Sermon for the Feast of St. John the Evangelist
“Even the world itself could not contain the books that should be written”
“Of making many books there is no end; and much study is a weariness of the flesh,” Ecclesiastes observes, an observation, no doubt, with which many a student would concur. John, too, at the very end of the last chapter of his Gospel reflects on the writing of books; somehow the reality and full meaning of Christ would comprise more books than what the world could contain. There is always something more and more to the meaning of Christ as Word.
The Word proclaimed “at sundry times and in diverse manners … unto the fathers by the prophets”, Hebrews reminds us, “hath in these last days spoken unto us by his Son.” That Word and Son is the Word made flesh, as John reminds us in his powerful Prologue read as the great Gospel of Christmas Eve.
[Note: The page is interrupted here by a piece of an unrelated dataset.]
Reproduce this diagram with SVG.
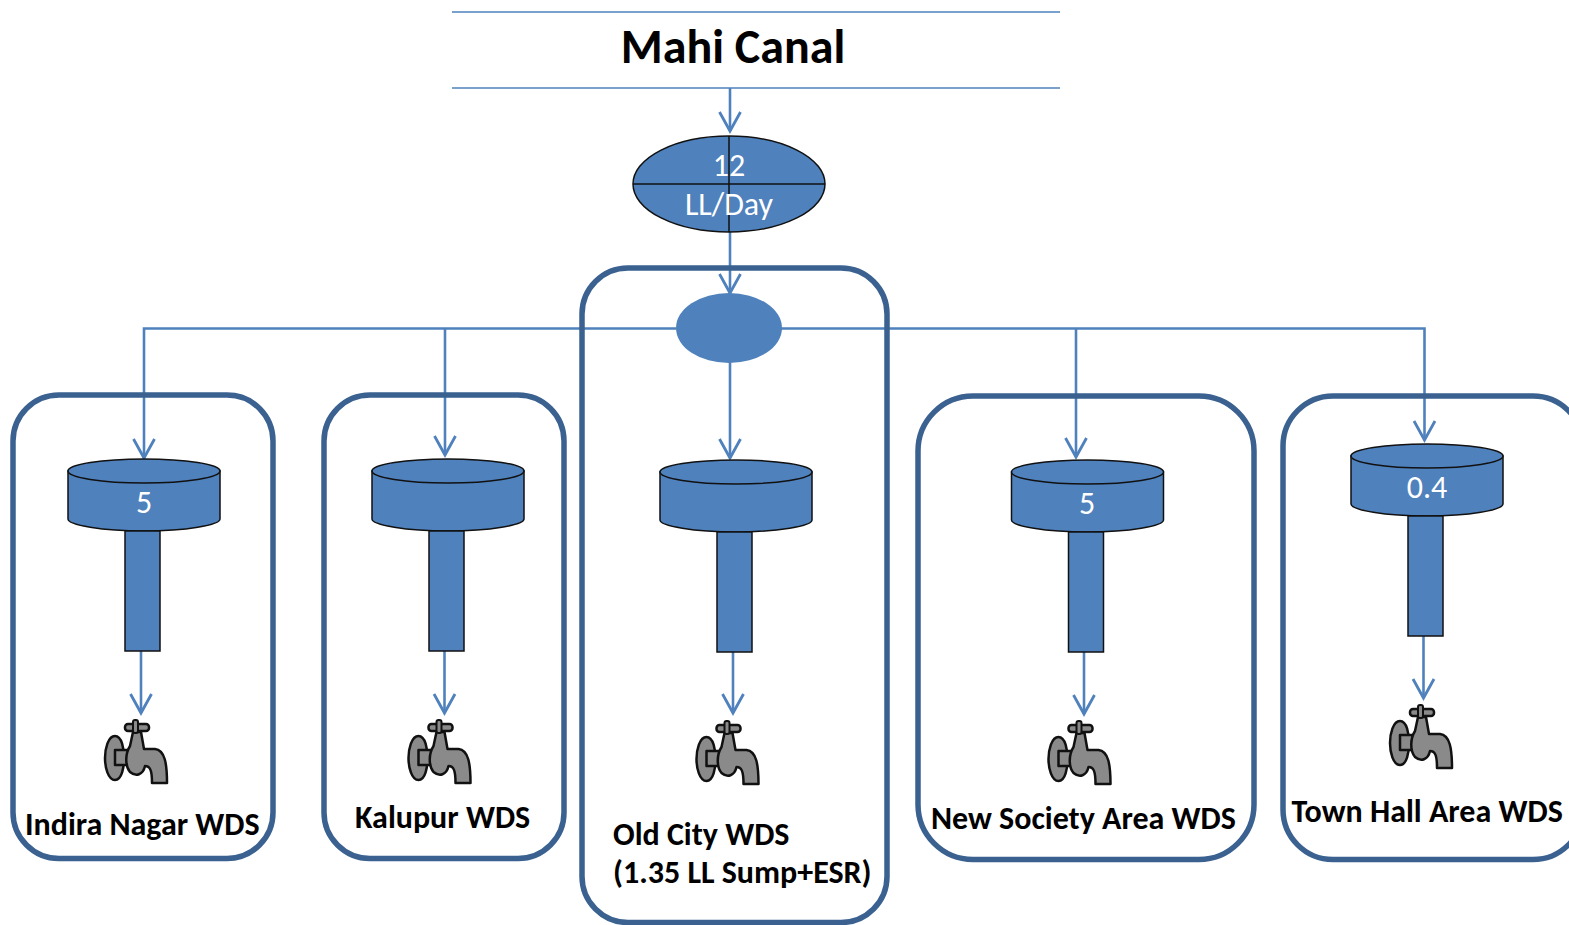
<svg xmlns="http://www.w3.org/2000/svg" xmlns:xlink="http://www.w3.org/1999/xlink" width="1569" height="925" viewBox="0 0 1569 925">
<style>
text{font-family:Carlito,"Open Sans","Noto Sans","Liberation Sans",sans-serif}
.box{fill:none;stroke:#3a6190;stroke-width:5.500}
.c{fill:none;stroke:#4f81bd;stroke-width:2.600}
.t{fill:#4f81bd;stroke:#111;stroke-width:1.500}
.w{fill:#fff;font-size:32px;text-anchor:middle}
.l{fill:#000;font-size:32px;font-weight:700}
</style>
<defs>
<marker id="a" markerUnits="userSpaceOnUse" markerWidth="26" markerHeight="32" refX="22" refY="16" orient="auto"><path d="M3 5.500L22 16L3 26.500" fill="none" stroke="#4f81bd" stroke-width="2.800"/></marker>
<g id="tank">
<path class="t" d="M0 12V60C0 66 34 72 76 72S152 66 152 60V12Z"/>
<ellipse class="t" cx="76" cy="12" rx="76" ry="12"/>
<rect class="t" x="57" y="72" width="35" height="120"/>
</g>
<g id="tap" stroke-linejoin="round">
<path d="M10 16C3 16 0 29 0 38S3 60 10 60S19 47 19 38S17 16 10 16Z" fill="#8a8a8a" stroke="#111" stroke-width="2.500"/>
<path d="M10 30H26V45H10Z" fill="#8a8a8a" stroke="#111" stroke-width="2.500"/>
<path d="M28 12L25 26C20 34 20 46 25 52C31 57 38 55 40 46C45 46 47 50 47 63H62C62 44 60 30 50 29H39L36 12Z" fill="#8a8a8a" stroke="#111" stroke-width="2.500"/>
<rect x="20" y="4" width="24" height="7" rx="3" fill="#8a8a8a" stroke="#111" stroke-width="2.500"/>
<rect x="28" y="0" width="5" height="13" rx="2" fill="#8a8a8a" stroke="#111" stroke-width="2"/>
</g>
</defs>
<g id="connectors">
<path class="c" d="M730 88V131" marker-end="url(#a)"/>
<path class="c" d="M730 232V293" marker-end="url(#a)"/>
<path class="c" d="M730 362V458" marker-end="url(#a)"/>
<path class="c" d="M676 328.500H144V458" marker-end="url(#a)"/>
<path class="c" d="M445 328V455" marker-end="url(#a)"/>
<path class="c" d="M781 328.500H1424.500V440" marker-end="url(#a)"/>
<path class="c" d="M1076 328V457" marker-end="url(#a)"/>
<path class="c" d="M141 650V713" marker-end="url(#a)"/>
<path class="c" d="M444.500 650V713" marker-end="url(#a)"/>
<path class="c" d="M733 651V713" marker-end="url(#a)"/>
<path class="c" d="M1084 651V714" marker-end="url(#a)"/>
<path class="c" d="M1423.500 635V698" marker-end="url(#a)"/>
</g>
<g id="mahi-canal">
<path d="M452 12H1060M452 88H1060" stroke="#4f81bd" stroke-width="1.300" fill="none"/>
<text x="733" y="63" font-size="48" font-weight="700" text-anchor="middle" fill="#000">Mahi Canal</text>
</g>
<g id="supply">
<ellipse class="t" cx="729" cy="184" rx="96" ry="48"/>
<path d="M633 184H825M729 136V232" stroke="#111" stroke-width="1.500"/>
<text class="w" x="729" y="176">12</text>
<text class="w" x="729" y="215">LL/Day</text>
</g>
<g id="indira-nagar">
<rect class="box" x="13" y="395" width="260" height="463.500" rx="46"/>
<use xlink:href="#tank" x="68" y="459"/>
<text class="w" x="144" y="513">5</text>
<use xlink:href="#tap" x="105" y="720"/>
<text class="l" x="25" y="835">Indira Nagar WDS</text>
</g>
<g id="kalupur">
<rect class="box" x="324" y="395" width="240" height="463.500" rx="46"/>
<use xlink:href="#tank" x="372" y="459"/>
<use xlink:href="#tap" x="408.500" y="720"/>
<text class="l" x="355" y="828">Kalupur WDS</text>
</g>
<g id="old-city">
<rect class="box" x="582" y="268" width="305" height="654.500" rx="46"/>
<ellipse cx="729" cy="328" rx="53" ry="35" fill="#4f81bd"/>
<use xlink:href="#tank" x="660" y="460"/>
<use xlink:href="#tap" x="696.500" y="721"/>
<text class="l" x="613" y="845">Old City WDS</text>
<text class="l" x="613" y="883">(1.35 LL Sump+ESR)</text>
</g>
<g id="new-society">
<rect class="box" x="918" y="396" width="336" height="463.500" rx="55"/>
<use xlink:href="#tank" x="1011.500" y="460"/>
<text class="w" x="1087" y="514">5</text>
<use xlink:href="#tap" x="1048.500" y="721"/>
<text class="l" x="931" y="829">New Society Area WDS</text>
</g>
<g id="town-hall">
<rect class="box" x="1283" y="396" width="300" height="463.500" rx="50"/>
<use xlink:href="#tank" x="1351" y="444"/>
<text class="w" x="1427" y="498">0.4</text>
<use xlink:href="#tap" x="1390" y="705"/>
<text class="l" x="1291.500" y="822">Town Hall Area WDS</text>
</g>
</svg>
There is a focus on Word; Word proclaimed, Word made flesh, but also the Word as written “even if the world itself could not contain the books that should be written.”
The Feast of John the Evangelist belongs to our Christmas observances. His Epistles and his Gospel provide the strongest testimony to the idea and reality of the Incarnation, the greatest insight into the mystery of God with us in the humanity of Jesus Christ. “That which was from the beginning,” he says, echoing at once the opening words of his Prologue but also the opening words of Genesis, “which we have heard,” he says, “which we have seen with our eyes,” he says, “which we have looked upon, and our hands have handled of the Word of life,” he says, that is what “declare we unto you.” And to what end? “That ye also may have fellowship with us; and truly our fellowship is with the Father, and with his Son Jesus Christ.” It is a remarkably concise and stirring theological testament to the Incarnation and the Trinity, to the deeper mystery of Christmas.